Posted by Smokey Stover on October 07, 2007
In Reply to: Give up the biscuit posted by Mike on October 07, 2007
: Can anyone explain the phrase "His stomach was about to give up the biscuit big time"?
Mike's quotation is from The Lottery, a highly praised book by Canadian author Beth Goobie. I'm unable to copy the paragraph containing this sentence, which in the original reads: "Sal's stomach..." Sal, in the short excerpt that I read, appears to be a girl, who is having her period or is dizzy for some other reason, and is about to throw up--big time. Whether I read this correctly or not, this doesn't explain "give up the biscuit." She is certainly not throwing up because she has eaten biscuits.
The phrase "give up the biscuit" is popular among sports writers, who like to show their command of the most recent slang. Unfortunately I'm never sure I've understood what sports writers are saying.
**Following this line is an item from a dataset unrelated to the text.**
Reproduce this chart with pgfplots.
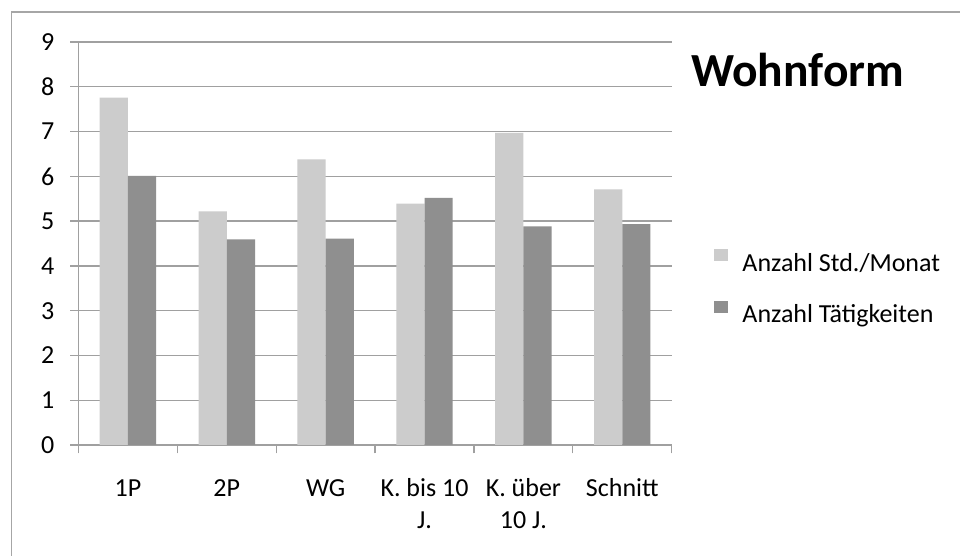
\documentclass[border=0pt]{standalone}
\usepackage{pgfplots}
\pgfplotsset{compat=1.18}
\usepackage{fontspec}
\setmainfont{Carlito}

\definecolor{barlight}{HTML}{CCCCCC}
\definecolor{bardark}{HTML}{8F8F8F}
\definecolor{gridgray}{HTML}{A0A0A0}
\definecolor{framegray}{HTML}{A6A6A6}
\newcommand{\lblfont}{\fontsize{26bp}{31.7bp}\selectfont}

\begin{document}
\begin{tikzpicture}[x=1bp,y=1bp]
\clip (0,0) rectangle (960,556);
\fill[white] (0,0) rectangle (960,556);
% chart frame (runs off the right and bottom edges)
\draw[framegray, line width=1.3bp] (11.5,544) rectangle (1000,-40);
\begin{axis}[
  at={(78.5bp,111bp)}, anchor=south west,
  scale only axis, width=593.2bp, height=403bp,
  xmin=-0.5, xmax=5.5, ymin=0, ymax=9,
  ytick={0,...,9},
  xtick={-0.5,0.5,...,5.5},
  x tick label as interval,
  xticklabels={\strut 1P,\strut 2P,\strut WG,{\strut K. bis 10\\J.},{\strut K. über\\10 J.},\strut Schnitt},
  axis x line*=bottom, axis y line*=left,
  axis line style={gridgray, line width=1.3bp, -},
  tick style={gridgray, line width=1.3bp},
  tick align=outside, major tick length=8.5bp,
  ymajorgrids, grid style={gridgray, line width=1.3bp},
  ybar=0pt, bar width=28.2bp,
  ticklabel style={font=\lblfont, text=black},
  /pgf/number format/assume math mode=true,
  xticklabel style={align=center, anchor=north, inner sep=0pt, yshift=-21bp},
  yticklabel style={anchor=east, inner sep=0pt, xshift=-15.5bp},
  legend style={draw=none, fill=none, font=\lblfont,
    at={(1.0662,0.4921)}, anchor=north west,
    nodes={inner sep=0pt}, column sep=14bp, row sep=28bp},
  legend cell align=left,
]
\addplot[fill=barlight, draw=none,
  legend image code/.code={\fill[barlight] (0bp,1.7bp) rectangle (14.3bp,14bp);}]
  coordinates {(0,7.76) (1,5.22) (2,6.38) (3,5.39) (4,6.97) (5,5.71)};
\addplot[fill=bardark, draw=none,
  legend image code/.code={\fill[bardark] (0bp,1.7bp) rectangle (14.3bp,14bp);}]
  coordinates {(0,6.01) (1,4.59) (2,4.61) (3,5.52) (4,4.88) (5,4.93)};
\legend{Anzahl Std./Monat, Anzahl Tätigkeiten}
\end{axis}
\node[anchor=base west, inner sep=0pt, font=\fontsize{47.5bp}{57bp}\selectfont\bfseries]
  at (691,469.3) {Wohnform};
\end{tikzpicture}
\end{document}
However, their use seems somewhat compatible with another use educed by Google, namely, to give up something valuable today in hopes of future benefits from the sacrifice.
In another use, entirely incomprehensible to me, some bloggers, posting on the subject of "Giving up wanking [i.e., masturbation] for Lent," are discussing the difficulty of doing this. One writes, "No, it can't be done, but I might give up the biscuit, though."
This last leaves me more in the dark than ever. What biscuit? Surely not the wafer at Communion (since wanking is technically a sin)?
I need enlightenment here as much as Mike does.